(TO BE DONE) Hand back each line, unchanged, from the top down to the line where "-- ++(36,0) |- ([yshift=-27pt]puf.west);" sits.

(DATA)
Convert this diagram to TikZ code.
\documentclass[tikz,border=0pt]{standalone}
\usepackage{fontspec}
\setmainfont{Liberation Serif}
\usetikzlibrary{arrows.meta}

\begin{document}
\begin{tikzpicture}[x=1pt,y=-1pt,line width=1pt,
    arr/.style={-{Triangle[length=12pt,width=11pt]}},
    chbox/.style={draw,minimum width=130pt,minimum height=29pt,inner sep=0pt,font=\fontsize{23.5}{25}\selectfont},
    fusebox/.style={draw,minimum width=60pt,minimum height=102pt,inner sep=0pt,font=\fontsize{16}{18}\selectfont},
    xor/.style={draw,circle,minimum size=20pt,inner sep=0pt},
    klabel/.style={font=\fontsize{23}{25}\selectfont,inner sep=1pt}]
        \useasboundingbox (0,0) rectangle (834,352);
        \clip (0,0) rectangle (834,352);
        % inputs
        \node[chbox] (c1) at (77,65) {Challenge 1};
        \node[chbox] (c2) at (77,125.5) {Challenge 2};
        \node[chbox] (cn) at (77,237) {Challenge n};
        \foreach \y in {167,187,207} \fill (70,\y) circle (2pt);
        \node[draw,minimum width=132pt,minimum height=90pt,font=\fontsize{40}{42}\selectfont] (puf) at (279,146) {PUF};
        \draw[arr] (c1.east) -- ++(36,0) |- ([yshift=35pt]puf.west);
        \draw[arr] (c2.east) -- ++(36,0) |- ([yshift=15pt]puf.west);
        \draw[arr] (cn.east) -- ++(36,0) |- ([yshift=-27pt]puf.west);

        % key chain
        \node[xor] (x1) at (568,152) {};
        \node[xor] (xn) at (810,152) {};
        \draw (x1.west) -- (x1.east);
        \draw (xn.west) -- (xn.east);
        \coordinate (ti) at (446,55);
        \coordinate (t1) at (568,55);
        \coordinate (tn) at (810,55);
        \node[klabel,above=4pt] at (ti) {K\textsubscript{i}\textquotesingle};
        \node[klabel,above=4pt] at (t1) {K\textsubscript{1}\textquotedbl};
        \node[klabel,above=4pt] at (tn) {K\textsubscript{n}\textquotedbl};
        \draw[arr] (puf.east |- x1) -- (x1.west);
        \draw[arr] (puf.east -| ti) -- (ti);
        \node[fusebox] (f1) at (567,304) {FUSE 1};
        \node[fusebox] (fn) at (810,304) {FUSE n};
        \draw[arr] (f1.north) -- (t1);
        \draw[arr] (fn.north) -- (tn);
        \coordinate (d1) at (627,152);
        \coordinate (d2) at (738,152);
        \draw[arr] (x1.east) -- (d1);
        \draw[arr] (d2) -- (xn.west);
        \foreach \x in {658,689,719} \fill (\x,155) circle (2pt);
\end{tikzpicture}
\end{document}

(TASK RESULT)
Convert this diagram to TikZ code.
\documentclass[tikz,border=0pt]{standalone}
\usepackage{fontspec}
\setmainfont{Liberation Serif}
\usetikzlibrary{arrows.meta}

\begin{document}
\begin{tikzpicture}[x=1pt,y=-1pt,line width=1pt,
    arr/.style={-{Triangle[length=12pt,width=11pt]}},
    chbox/.style={draw,minimum width=130pt,minimum height=29pt,inner sep=0pt,font=\fontsize{23.5}{25}\selectfont},
    fusebox/.style={draw,minimum width=60pt,minimum height=102pt,inner sep=0pt,font=\fontsize{16}{18}\selectfont},
    xor/.style={draw,circle,minimum size=20pt,inner sep=0pt},
    klabel/.style={font=\fontsize{23}{25}\selectfont,inner sep=1pt}]
        \useasboundingbox (0,0) rectangle (834,352);
        \clip (0,0) rectangle (834,352);
        % inputs
        \node[chbox] (c1) at (77,65) {Challenge 1};
        \node[chbox] (c2) at (77,125.5) {Challenge 2};
        \node[chbox] (cn) at (77,237) {Challenge n};
        \foreach \y in {167,187,207} \fill (70,\y) circle (2pt);
        \node[draw,minimum width=132pt,minimum height=90pt,font=\fontsize{40}{42}\selectfont] (puf) at (279,146) {PUF};
        \draw[arr] (c1.east) -- ++(36,0) |- ([yshift=35pt]puf.west);
        \draw[arr] (c2.east) -- ++(36,0) |- ([yshift=15pt]puf.west);
        \draw[arr] (cn.east) -- ++(36,0) |- ([yshift=-27pt]puf.west);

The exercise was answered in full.